[begin Given information]
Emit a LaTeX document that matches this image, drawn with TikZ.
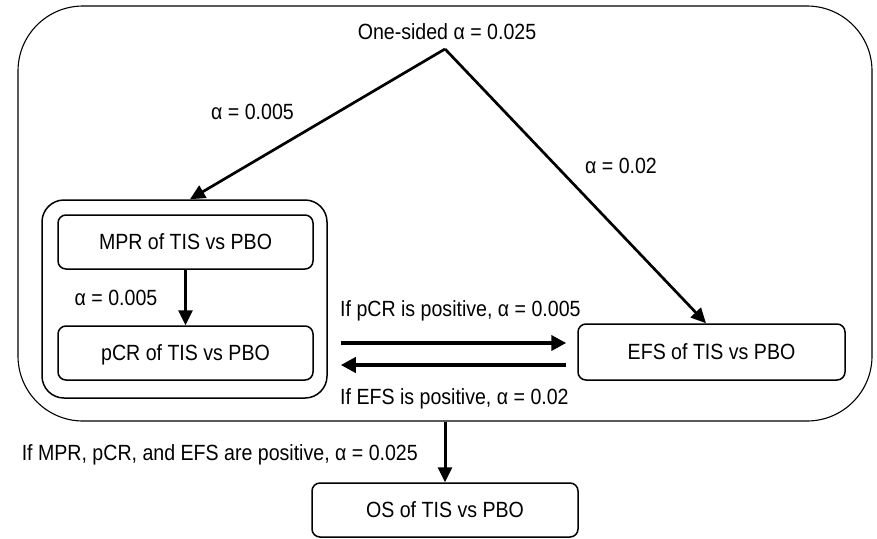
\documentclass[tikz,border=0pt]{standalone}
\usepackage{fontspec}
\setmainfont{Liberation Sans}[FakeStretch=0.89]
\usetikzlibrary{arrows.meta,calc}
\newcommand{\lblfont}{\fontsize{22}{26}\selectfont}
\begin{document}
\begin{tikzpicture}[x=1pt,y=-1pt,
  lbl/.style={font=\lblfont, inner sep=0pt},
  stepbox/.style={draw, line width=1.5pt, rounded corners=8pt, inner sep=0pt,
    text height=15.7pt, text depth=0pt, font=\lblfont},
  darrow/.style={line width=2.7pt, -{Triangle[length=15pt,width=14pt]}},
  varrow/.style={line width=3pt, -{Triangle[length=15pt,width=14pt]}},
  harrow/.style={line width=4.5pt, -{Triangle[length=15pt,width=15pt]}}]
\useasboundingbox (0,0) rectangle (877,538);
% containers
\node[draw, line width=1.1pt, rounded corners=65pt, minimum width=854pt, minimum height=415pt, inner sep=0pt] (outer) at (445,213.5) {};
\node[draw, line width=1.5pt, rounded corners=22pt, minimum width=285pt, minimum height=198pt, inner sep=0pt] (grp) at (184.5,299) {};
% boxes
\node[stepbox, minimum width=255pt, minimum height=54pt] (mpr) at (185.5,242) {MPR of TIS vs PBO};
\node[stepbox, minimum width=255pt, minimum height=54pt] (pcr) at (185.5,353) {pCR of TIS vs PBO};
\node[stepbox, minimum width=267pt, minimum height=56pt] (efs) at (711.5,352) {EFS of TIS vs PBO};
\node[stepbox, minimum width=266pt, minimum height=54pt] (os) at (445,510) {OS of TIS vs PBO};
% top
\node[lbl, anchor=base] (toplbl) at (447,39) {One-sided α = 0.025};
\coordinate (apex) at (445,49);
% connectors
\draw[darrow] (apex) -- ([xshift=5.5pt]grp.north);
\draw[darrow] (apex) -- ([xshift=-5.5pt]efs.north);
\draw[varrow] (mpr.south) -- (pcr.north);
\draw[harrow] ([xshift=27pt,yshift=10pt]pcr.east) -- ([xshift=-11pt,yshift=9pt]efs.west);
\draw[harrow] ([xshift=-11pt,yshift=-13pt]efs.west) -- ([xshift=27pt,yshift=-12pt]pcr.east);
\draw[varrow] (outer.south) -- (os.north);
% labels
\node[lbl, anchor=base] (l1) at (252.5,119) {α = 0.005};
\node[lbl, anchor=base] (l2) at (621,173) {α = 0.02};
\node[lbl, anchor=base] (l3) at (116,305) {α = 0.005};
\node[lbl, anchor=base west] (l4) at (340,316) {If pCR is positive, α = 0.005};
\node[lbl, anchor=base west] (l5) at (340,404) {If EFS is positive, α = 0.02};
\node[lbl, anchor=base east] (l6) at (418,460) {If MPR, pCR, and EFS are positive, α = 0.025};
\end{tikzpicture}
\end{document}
[end Given information]
Exercise goal – Copy the data word for word. Pictures do not go in the copy.

Result for this exercise –
Emit a LaTeX document that matches this image, drawn with TikZ.
\documentclass[tikz,border=0pt]{standalone}
\usepackage{fontspec}
\setmainfont{Liberation Sans}[FakeStretch=0.89]
\usetikzlibrary{arrows.meta,calc}
\newcommand{\lblfont}{\fontsize{22}{26}\selectfont}
\begin{document}
\begin{tikzpicture}[x=1pt,y=-1pt,
  lbl/.style={font=\lblfont, inner sep=0pt},
  stepbox/.style={draw, line width=1.5pt, rounded corners=8pt, inner sep=0pt,
    text height=15.7pt, text depth=0pt, font=\lblfont},
  darrow/.style={line width=2.7pt, -{Triangle[length=15pt,width=14pt]}},
  varrow/.style={line width=3pt, -{Triangle[length=15pt,width=14pt]}},
  harrow/.style={line width=4.5pt, -{Triangle[length=15pt,width=15pt]}}]
\useasboundingbox (0,0) rectangle (877,538);
% containers
\node[draw, line width=1.1pt, rounded corners=65pt, minimum width=854pt, minimum height=415pt, inner sep=0pt] (outer) at (445,213.5) {};
\node[draw, line width=1.5pt, rounded corners=22pt, minimum width=285pt, minimum height=198pt, inner sep=0pt] (grp) at (184.5,299) {};
% boxes
\node[stepbox, minimum width=255pt, minimum height=54pt] (mpr) at (185.5,242) {MPR of TIS vs PBO};
\node[stepbox, minimum width=255pt, minimum height=54pt] (pcr) at (185.5,353) {pCR of TIS vs PBO};
\node[stepbox, minimum width=267pt, minimum height=56pt] (efs) at (711.5,352) {EFS of TIS vs PBO};
\node[stepbox, minimum width=266pt, minimum height=54pt] (os) at (445,510) {OS of TIS vs PBO};
% top
\node[lbl, anchor=base] (toplbl) at (447,39) {One-sided α = 0.025};
\coordinate (apex) at (445,49);
% connectors
\draw[darrow] (apex) -- ([xshift=5.5pt]grp.north);
\draw[darrow] (apex) -- ([xshift=-5.5pt]efs.north);
\draw[varrow] (mpr.south) -- (pcr.north);
\draw[harrow] ([xshift=27pt,yshift=10pt]pcr.east) -- ([xshift=-11pt,yshift=9pt]efs.west);
\draw[harrow] ([xshift=-11pt,yshift=-13pt]efs.west) -- ([xshift=27pt,yshift=-12pt]pcr.east);
\draw[varrow] (outer.south) -- (os.north);
% labels
\node[lbl, anchor=base] (l1) at (252.5,119) {α = 0.005};
\node[lbl, anchor=base] (l2) at (621,173) {α = 0.02};
\node[lbl, anchor=base] (l3) at (116,305) {α = 0.005};
\node[lbl, anchor=base west] (l4) at (340,316) {If pCR is positive, α = 0.005};
\node[lbl, anchor=base west] (l5) at (340,404) {If EFS is positive, α = 0.02};
\node[lbl, anchor=base east] (l6) at (418,460) {If MPR, pCR, and EFS are positive, α = 0.025};
\end{tikzpicture}
\end{document}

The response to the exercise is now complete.